__Direction__. Find every line below that contains the word "React" and copy it out.

__Provided records__.
————

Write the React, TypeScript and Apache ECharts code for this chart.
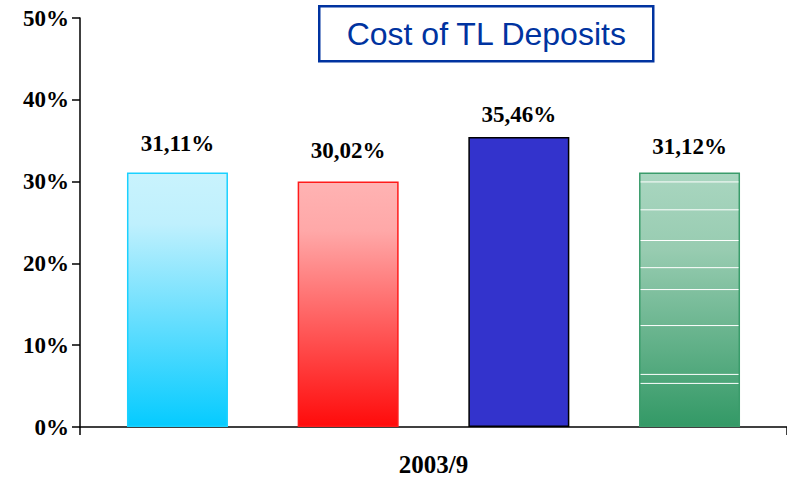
import React, { useEffect, useRef } from "react";
import * as echarts from "echarts";

const categories = ["2003/9"];
const seriesNames = ["Bank A", "Bank B", "Bank C", "Bank D"];
const values = [31.11, 30.02, 35.46, 31.12];
const yTicks = { min: 0, max: 50, interval: 10 };
const stripeValues = [29.96, 26.55, 22.8, 19.48, 16.8, 12.4, 6.43, 5.33];

const SERIF = "'Liberation Serif', 'Times New Roman', Times, serif";
const BAR_WIDTH = 101;
const BAR_GAP = 0.69;
const labelDistances = [18, 19, 11, 14];

const fills = [
  new echarts.graphic.LinearGradient(0, 0, 0, 1, [
    { offset: 0, color: "#c9f3fd" },
    { offset: 0.2, color: "#bff0fd" },
    { offset: 1, color: "#05cbff" },
  ]),
  new echarts.graphic.LinearGradient(0, 0, 0, 1, [
    { offset: 0, color: "#ffb3b3" },
    { offset: 0.2, color: "#ffa8a8" },
    { offset: 1, color: "#ff0b0b" },
  ]),
  "#3333cc",
  new echarts.graphic.LinearGradient(0, 0, 0, 1, [
    { offset: 0, color: "#a9d6c0" },
    { offset: 0.3, color: "#98ccb1" },
    { offset: 1, color: "#339966" },
  ]),
];
const borders = ["#1ad1ff", "#ff1a1a", "#000000", "#3a9c6b"];

function fmt(v: number) {
  return v.toFixed(2).replace(".", ",") + "%";
}

export default function App() {
  const ref = useRef<HTMLDivElement>(null);
  useEffect(() => {
    if (!ref.current) return;
    const chart = echarts.init(ref.current, undefined, { renderer: "svg" });
    const n = values.length;
    const gapPx = BAR_WIDTH * BAR_GAP;
    const total = n * BAR_WIDTH + (n - 1) * gapPx;
    const lastCenterOffset = total / 2 - BAR_WIDTH / 2;

    const barSeries = values.map((v, i) => ({
      name: seriesNames[i],
      type: "bar",
      barWidth: BAR_WIDTH,
      barGap: BAR_GAP * 100 + "%",
      data: [v],
      itemStyle: { color: fills[i], borderColor: borders[i], borderWidth: 1.5 },
      label: {
        show: true,
        position: "top",
        distance: labelDistances[i],
        formatter: (p: any) => fmt(p.value),
        fontFamily: SERIF,
        fontWeight: "bold",
        fontSize: 23,
        color: "#000",
      },
    }));

    chart.setOption({
      animation: false,
      backgroundColor: "#fff",
      grid: { left: 80, top: 18, width: 711, height: 409, containLabel: false },
      xAxis: {
        type: "category",
        data: categories,
        axisLine: { lineStyle: { color: "#000", width: 1.5 } },
        axisTick: { show: true, length: 8, lineStyle: { color: "#000", width: 1.5 } },
        axisLabel: {
          margin: 25,
          fontFamily: SERIF,
          fontWeight: "bold",
          fontSize: 25,
          color: "#000",
        },
      },
      yAxis: {
        type: "value",
        min: yTicks.min,
        max: yTicks.max,
        interval: yTicks.interval,
        splitLine: { show: false },
        axisLine: { show: true, lineStyle: { color: "#000", width: 1.5 } },
        axisTick: { show: true, length: 8, lineStyle: { color: "#000", width: 1.5 } },
        axisLabel: {
          margin: 11,
          formatter: "{value}%",
          fontFamily: SERIF,
          fontWeight: "bold",
          fontSize: 23,
          color: "#000",
        },
      },
      graphic: [
        {
          type: "group",
          left: 318,
          top: 5,
          children: [
            {
              type: "rect",
              shape: { x: 0, y: 0, width: 334, height: 55 },
              style: { fill: "#fff", stroke: "#0033a0", lineWidth: 2.5 },
            },
            {
              type: "text",
              x: 167,
              y: 28,
              style: {
                text: "Cost of TL Deposits",
                fill: "#0033a0",
                font: "32px 'Liberation Sans', Arial, sans-serif",
                align: "center",
                verticalAlign: "middle",
              },
            },
          ],
        },
      ],
      series: [
        ...barSeries,
        {
          type: "custom",
          z: 5,
          silent: true,
          data: stripeValues.map((v) => [0, v]),
          renderItem: (params: any, api: any) => {
            const p = api.coord([api.value(0), api.value(1)]);
            const cx = p[0] + lastCenterOffset;
            return {
              type: "line",
              shape: { x1: cx - BAR_WIDTH / 2 + 1.5, y1: p[1], x2: cx + BAR_WIDTH / 2 - 1.5, y2: p[1] },
              style: { stroke: "#ffffff", lineWidth: 1 },
            };
          },
        },
      ],
    });
    return () => chart.dispose();
  }, []);
  return (
    <div
      ref={ref}
      style={{ position: "fixed", left: 0, top: 0, width: 787, height: 478, background: "#fff" }}
    />
  );
}
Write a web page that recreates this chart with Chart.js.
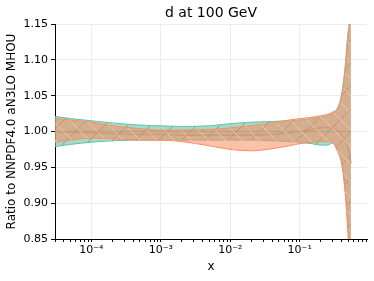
<!DOCTYPE html>
<html><head><meta charset="utf-8">
<script src="https://cdn.jsdelivr.net/npm/chart.js@4.4.0/dist/chart.umd.min.js"></script>
<style>html,body{margin:0;padding:0;background:#fff}#w{width:374px;height:281px}</style>
</head><body><div id="w"><canvas id="c" width="374" height="281"></canvas></div>
<script>
const xs = [3e-5,5e-5,1e-4,2e-4,5e-4,1e-3,2e-3,5e-3,1e-2,2e-2,4e-2,7e-2,0.1,0.15,0.2,0.25,0.3,0.35,0.4,0.45,0.5,0.52,0.545];
const greenUpper = [1.021,1.018,1.015,1.012,1.009,1.008,1.007,1.008,1.011,1.013,1.014,1.015,1.016,1.018,1.020,1.022,1.026,1.033,1.052,1.090,1.142,1.165,1.4];
const greenLower = [0.979,0.982,0.985,0.987,0.988,0.988,0.988,0.988,0.988,0.988,0.987,0.986,0.985,0.983,0.981,0.981,0.984,0.975,0.958,0.920,0.860,0.83,0.7];
const greenCentral = xs.map(() => 1.0);
const orangeUpper = [1.018,1.016,1.013,1.008,1.004,1.002,1.002,1.003,1.005,1.008,1.012,1.016,1.018,1.020,1.022,1.024,1.027,1.032,1.048,1.085,1.135,1.16,1.4];
const orangeLower = [0.985,0.988,0.991,0.990,0.988,0.988,0.986,0.980,0.975,0.973,0.976,0.980,0.983,0.985,0.986,0.986,0.984,0.972,0.955,0.915,0.850,0.82,0.7];
const orangeCentral = [1.000,0.999,0.998,0.997,0.996,0.996,0.995,0.995,0.995,0.995,0.996,0.998,1.000,1.003,1.005,1.006,1.004,1.001,0.995,0.986,0.975,0.968,0.955];
const yTicks = [0.85,0.90,0.95,1.00,1.05,1.10,1.15];
const xMajor = [1e-4,1e-3,1e-2,1e-1];
const xMajorLabels = ['10\u207B\u2074','10\u207B\u00B3','10\u207B\u00B2','10\u207B\u00B9'];
const title = 'd at 100 GeV';
const xTitle = 'x';
const yTitle = 'Ratio to NNPDF4.0 aN3LO MHOU';

const GREEN = '#66c2a5', ORANGE = '#fc8d62';
function hatch(bg, line, dir, size) {
  const c = document.createElement('canvas'); c.width = size; c.height = size;
  const g = c.getContext('2d');
  g.fillStyle = bg; g.fillRect(0,0,size,size);
  g.strokeStyle = line; g.lineWidth = 0.9;
  g.beginPath();
  if (dir === '/') {
    for (const o of [-size,0,size]) { g.moveTo(o,size); g.lineTo(o+size,0); }
  } else {
    for (const o of [-size,0,size]) { g.moveTo(o,0); g.lineTo(o+size,size); }
  }
  g.stroke();
  return g.createPattern(c,'repeat');
}
const ctx = document.getElementById('c').getContext('2d');
const greenPat = hatch('rgba(102,194,165,0.6)','rgba(90,110,100,0.6)','/',23);
const orangePat = hatch('rgba(252,141,98,0.55)','rgba(255,195,170,0.95)','\\',17);

const minorTicks = [];
for (let e=-5;e<=-1;e++) for (let k=1;k<=9;k++){ const v=k*Math.pow(10,e); if (v>=3e-5 && v<=0.93) minorTicks.push(v); }

function pts(arr){ return xs.map((x,i)=>({x:x,y:arr[i]})); }
const line = {pointRadius:0, cubicInterpolationMode:'monotone', borderWidth:1};
const titlePlugin = {id:'tp', afterDraw(ch){ const a=ch.chartArea; const g=ch.ctx; g.save(); g.font='14px "DejaVu Sans"'; g.fillStyle='#000'; g.textAlign='center'; g.textBaseline='middle'; g.fillText(title,(a.left+a.right)/2,13); g.restore(); }};

new Chart(ctx,{
  type:'line',
  data:{datasets:[
    Object.assign({data:pts(orangeUpper), borderColor:ORANGE, backgroundColor:orangePat, fill:'+1'}, line),
    Object.assign({data:pts(orangeLower), borderColor:ORANGE, fill:false}, line),
    Object.assign({data:pts(greenUpper), borderColor:GREEN, backgroundColor:greenPat, fill:'+1'}, line),
    Object.assign({data:pts(greenLower), borderColor:GREEN, fill:false}, line),
    Object.assign({data:pts(orangeCentral), borderColor:ORANGE, fill:false}, line, {borderWidth:1.6}),
    Object.assign({data:pts(greenCentral), borderColor:GREEN, fill:false}, line, {borderWidth:1.6})
  ]},
  options:{
    responsive:false, animation:false, devicePixelRatio:1,
    layout:{padding:{left:0,right:7,top:24,bottom:0}},
    plugins:{legend:{display:false}, tooltip:{enabled:false}, title:{display:false}},
    scales:{
      x:{type:'logarithmic', min:3e-5, max:0.93,
        afterBuildTicks(s){ s.ticks = minorTicks.map(v=>({value:v, major: xMajor.some(m=>Math.abs(m-v)/m<1e-6)})); },
        afterFit(s){ s.height = 42; },
        ticks:{autoSkip:false, maxRotation:0, padding:2, color:'#000', font:{family:'DejaVu Sans', size:11},
          callback(v){ const i = xMajor.findIndex(m=>Math.abs(m-v)/m<1e-6); return i>=0 ? xMajorLabels[i] : ''; }},
        grid:{drawOnChartArea:true, color(c){ const v=c.tick&&c.tick.value; return xMajor.some(m=>Math.abs(m-v)/m<1e-6) ? '#ececec' : 'rgba(0,0,0,0)'; },
          tickColor:'#000', tickLength:3, lineWidth:1},
        border:{color:'#000', width:1},
        title:{display:true, text:xTitle, color:'#000', font:{family:'DejaVu Sans', size:12}, padding:{top:0,bottom:7}}
      },
      y:{type:'linear', min:0.85, max:1.15,
        afterBuildTicks(s){ s.ticks = yTicks.map(v=>({value:v})); },
        afterFit(s){ s.width = 55; },
        ticks:{padding:3, color:'#000', font:{family:'DejaVu Sans', size:11}, callback(v){ return Number(v).toFixed(2); }},
        grid:{color:'#ececec', tickColor:'#000', tickLength:4},
        border:{color:'#000', width:1},
        title:{display:true, text:yTitle, color:'#000', font:{family:'DejaVu Sans', size:12}, padding:{top:5,bottom:0}}
      }
    }
  },
  plugins:[titlePlugin]
});
</script></body></html>
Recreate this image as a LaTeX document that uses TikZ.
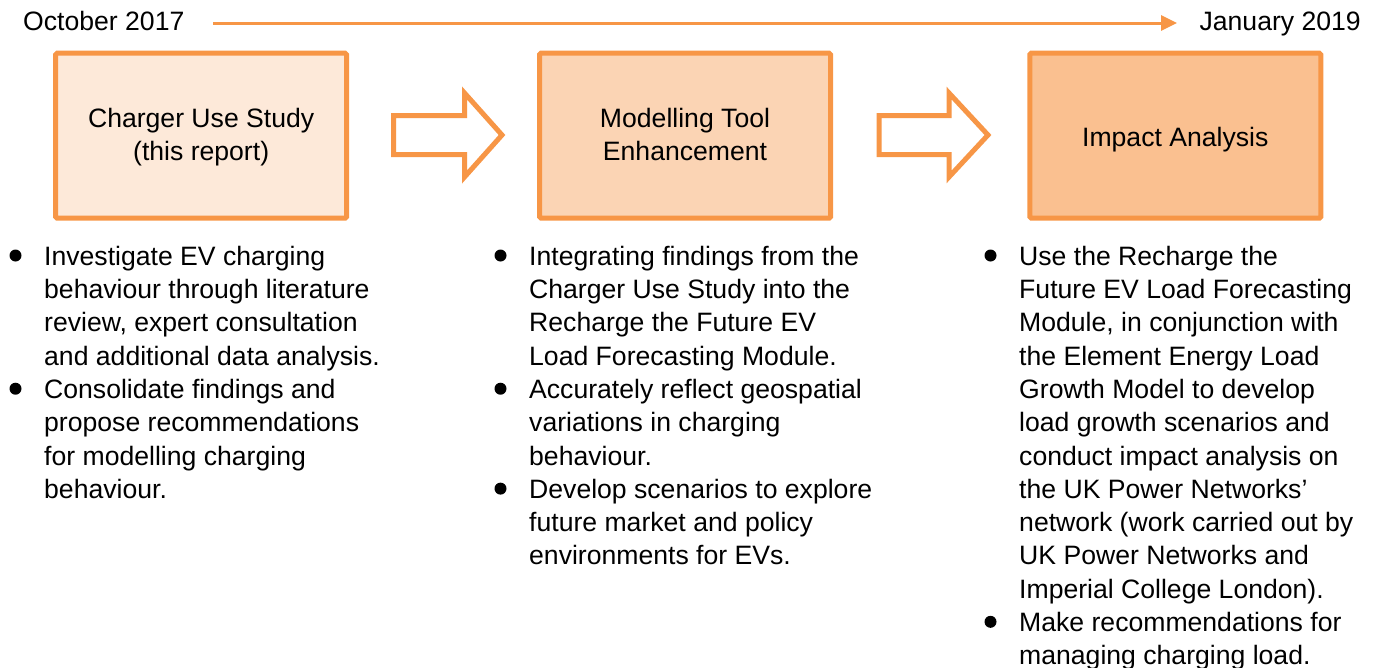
\documentclass[tikz,border=0pt]{standalone}
\usepackage{fontspec}
\setmainfont{Liberation Sans}
\usetikzlibrary{arrows.meta}
\definecolor{accent}{HTML}{F79646}
\definecolor{fillA}{HTML}{FDE9D9}
\definecolor{fillB}{HTML}{FBD4B4}
\definecolor{fillC}{HTML}{FAC090}
\newcommand\bodyfnt{\fontsize{26.6}{33.3}\selectfont}
\tikzset{
  stagebox/.style={draw=accent, line width=5pt, rounded corners=1.5pt, minimum width=291pt, minimum height=165pt, inner sep=0pt},
  stagelabel/.style={anchor=north, align=center, inner sep=0pt, font=\bodyfnt, text=black},
  blockarrow/.style={draw=accent, fill=white, line width=5pt, line join=miter},
  bulletdot/.style={circle, fill=black, inner sep=0pt, minimum size=12pt},
  bullettext/.style={anchor=north west, align=left, inner sep=0pt, font=\bodyfnt, text=black},
  datelabel/.style={inner sep=0pt, font=\bodyfnt, text=black},
  timeline/.style={draw=accent, line width=3pt, -{Triangle[length=16pt,width=15pt]}}
}
\begin{document}
\begin{tikzpicture}[x=1pt,y=-1pt]
\useasboundingbox (0,0) rectangle (1376,667);

% timeline
\node[datelabel, anchor=base west] (d1) at (23,30.8) {October 2017};
\node[datelabel, anchor=base east] (d2) at (1361,30.8) {January 2019};
\coordinate (t1) at (213,23);
\coordinate (t2) at (1177,23);
\draw[timeline] (t1) -- (t2);

% stage boxes
\node[stagebox, fill=fillA] (s1) at (201.15,135.7) {};
\node[stagebox, fill=fillB] (s2) at (685,135.7) {};
\node[stagebox, fill=fillC] (s3) at (1175.25,135.7) {};
\node[stagelabel] (l1) at (201.15,104) {\strut Charger Use Study\\(this report)};
\node[stagelabel] (l2) at (685,104) {\strut Modelling Tool\\Enhancement};
\node[stagelabel] (l3) at (1175.25,122.7) {\strut Impact Analysis};

% block arrows
\draw[blockarrow] (393.5,115.5) -- (464.5,115.5) -- (464.5,93) -- (502,135) -- (464.5,177) -- (464.5,154.5) -- (393.5,154.5) -- cycle;
\draw[blockarrow] (879,115.5) -- (949,115.5) -- (949,93) -- (988,135) -- (949,177) -- (949,154.5) -- (879,154.5) -- cycle;

% column 1
\node[bulletdot] (b11) at (15.5,255.5) {};
\node[bullettext] (c11) at (44,241.7) {\strut Investigate EV charging\\behaviour through literature\\review, expert consultation\\and additional data analysis.};
\node[bulletdot] (b12) at (15.5,388.7) {};
\node[bullettext] (c12) at (44,374.9) {\strut Consolidate findings and\\propose recommendations\\for modelling charging\\behaviour.};

% column 2
\node[bulletdot] (b21) at (500.5,255.5) {};
\node[bullettext] (c21) at (529,241.7) {\strut Integrating findings from the\\Charger Use Study into the\\Recharge the Future EV\\Load Forecasting Module.};
\node[bulletdot] (b22) at (500.5,388.7) {};
\node[bullettext] (c22) at (529,374.9) {\strut Accurately reflect geospatial\\variations in charging\\behaviour.};
\node[bulletdot] (b23) at (500.5,488.6) {};
\node[bullettext] (c23) at (529,474.8) {\strut Develop scenarios to explore\\future market and policy\\environments for EVs.};

% column 3
\node[bulletdot] (b31) at (990.5,255.5) {};
\node[bullettext] (c31) at (1019,241.7) {\strut Use the Recharge the\\Future EV Load Forecasting\\Module, in conjunction with\\the Element Energy Load\\Growth Model to develop\\load growth scenarios and\\conduct impact analysis on\\the UK Power Networks’\\network (work carried out by\\UK Power Networks and\\Imperial College London).};
\node[bulletdot] (b32) at (990.5,621.8) {};
\node[bullettext] (c32) at (1019,608.0) {\strut Make recommendations for\\managing charging load.};
\end{tikzpicture}
\end{document}
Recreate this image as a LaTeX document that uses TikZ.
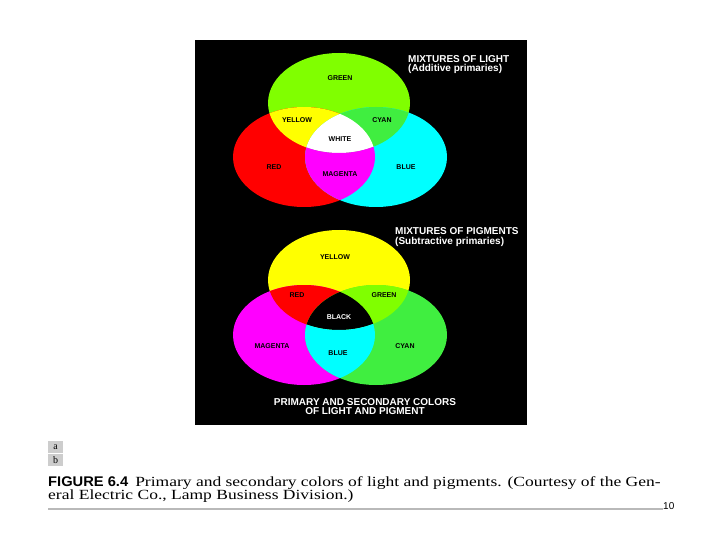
\documentclass[tikz,border=0pt]{standalone}
\usepackage{fontspec}
\setmainfont{Liberation Serif}
\newfontfamily\hvb{Liberation Sans}
\newfontfamily\capfont[FakeStretch=1.25]{Liberation Serif}
\newfontfamily\capbold[FakeStretch=1.05]{Liberation Sans}
\usetikzlibrary{positioning}
\definecolor{chart}{RGB}{128,255,0}
\definecolor{mixgreen}{RGB}{64,238,64}
\definecolor{litcyan}{RGB}{0,255,255}
\definecolor{litred}{RGB}{255,0,0}
\definecolor{litmag}{RGB}{255,0,255}
\definecolor{lityel}{RGB}{255,255,0}
\definecolor{capgray}{RGB}{205,205,205}
\definecolor{rulegray}{RGB}{185,185,185}
\tikzset{oval/.style = {x radius=71pt, y radius=50pt}}
\tikzset{lbl/.style = {inner sep=0, font=\hvb\bfseries\fontsize{7}{8}\selectfont}}
\tikzset{head/.style = {inner sep=0, anchor=base west, text=white,
    font=\hvb\bfseries\fontsize{10}{11}\selectfont}}
\tikzset{capt/.style = {inner sep=0, anchor=base west,
    font=\capfont\fontsize{14}{16}\selectfont}}

\begin{document}
\begin{tikzpicture}[x=1pt, y=-1pt]
    \useasboundingbox[fill=white] (0,0) rectangle (720,540);
    \fill[black] (195,40) rectangle (527,425);
    % light
    \coordinate (gl) at (339,103);
    \coordinate (rl) at (304,157);
    \coordinate (cl) at (376,157);
    \fill[chart] (gl) ellipse[oval];
    \fill[litred] (rl) ellipse[oval];
    \fill[litcyan] (cl) ellipse[oval];
    \begin{scope}
      \clip (gl) ellipse[oval];
      \fill[lityel] (rl) ellipse[oval];
      \fill[mixgreen] (cl) ellipse[oval];
      \clip (rl) ellipse[oval];
      \fill[white] (cl) ellipse[oval];
    \end{scope}
    \begin{scope}
      \clip (rl) ellipse[oval];
      \clip (cl) ellipse[oval];
      \fill[litmag, even odd rule] (gl) ellipse[oval] (0,0) rectangle (720,540);
    \end{scope}
    % pigment
    \coordinate (yp) at (339,280);
    \coordinate (mp) at (304,335);
    \coordinate (gp) at (376,335);
    \fill[lityel] (yp) ellipse[oval];
    \fill[litmag] (mp) ellipse[oval];
    \fill[mixgreen] (gp) ellipse[oval];
    \begin{scope}
      \clip (yp) ellipse[oval];
      \fill[litred] (mp) ellipse[oval];
      \fill[chart] (gp) ellipse[oval];
      \clip (mp) ellipse[oval];
      \fill[black] (gp) ellipse[oval];
    \end{scope}
    \begin{scope}
      \clip (mp) ellipse[oval];
      \clip (gp) ellipse[oval];
      \fill[litcyan, even odd rule] (yp) ellipse[oval] (0,0) rectangle (720,540);
    \end{scope}

    \node[lbl] (lgreen) at (340,78) {GREEN};
    \node[lbl] (lyellow) at (297,120) {YELLOW};
    \node[lbl] (lcyan) at (382,120) {CYAN};
    \node[lbl] (lwhite) at (340,139) {WHITE};
    \node[lbl] (lred) at (274,167) {RED};
    \node[lbl] (lmagenta) at (340,174) {MAGENTA};
    \node[lbl] (lblue) at (406,167) {BLUE};
    \node[head] (hlight) at (408,63) {MIXTURES OF LIGHT};
    \node[head] (hadd) at (408,72) {(Additive primaries)};

    \node[lbl] (pyellow) at (335,257) {YELLOW};
    \node[lbl] (pred) at (297,295) {RED};
    \node[lbl] (pgreen) at (384,295) {GREEN};
    \node[lbl, text=white] (pblack) at (339,317) {BLACK};
    \node[lbl] (pmagenta) at (272,346) {MAGENTA};
    \node[lbl] (pblue) at (338,353) {BLUE};
    \node[lbl] (pcyan) at (405,346) {CYAN};
    \node[head] (hpig) at (395,235) {MIXTURES OF PIGMENTS};
    \node[head] (hsub) at (395,244) {(Subtractive primaries)};
    \node[head, anchor=base] (hprim) at (365,405) {PRIMARY AND SECONDARY COLORS};
    \node[head, anchor=base] (hof) at (365,414) {OF LIGHT AND PIGMENT};

    % caption
    \node[fill=capgray, minimum width=15pt, minimum height=12pt, inner sep=0,
          anchor=north west] (ca) at (48,441) {a};
    \node[fill=capgray, minimum width=15pt, minimum height=12pt, inner sep=0,
          anchor=north west] (cb) at (48,454) {b};
    \node[capt] (cap1) at (48,486) {{\capbold\bfseries FIGURE 6.4}\enspace Primary and secondary colors of light and pigments. (Courtesy of the Gen-};
    \node[capt] (cap2) at (48,499) {eral Electric Co., Lamp Business Division.)};
    \coordinate (rulel) at (48,509);
    \coordinate (ruler) at (663,509);
    \draw[rulegray, line width=2pt] (rulel) -- (ruler);
    \node[inner sep=0, anchor=base west, font=\hvb\fontsize{10}{11}\selectfont] (pg) at (663,509) {10};
\end{tikzpicture}
\end{document}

————

__Final answer__.
Write the React, TypeScript and Apache ECharts code for this chart.
import React, { useEffect, useRef } from "react";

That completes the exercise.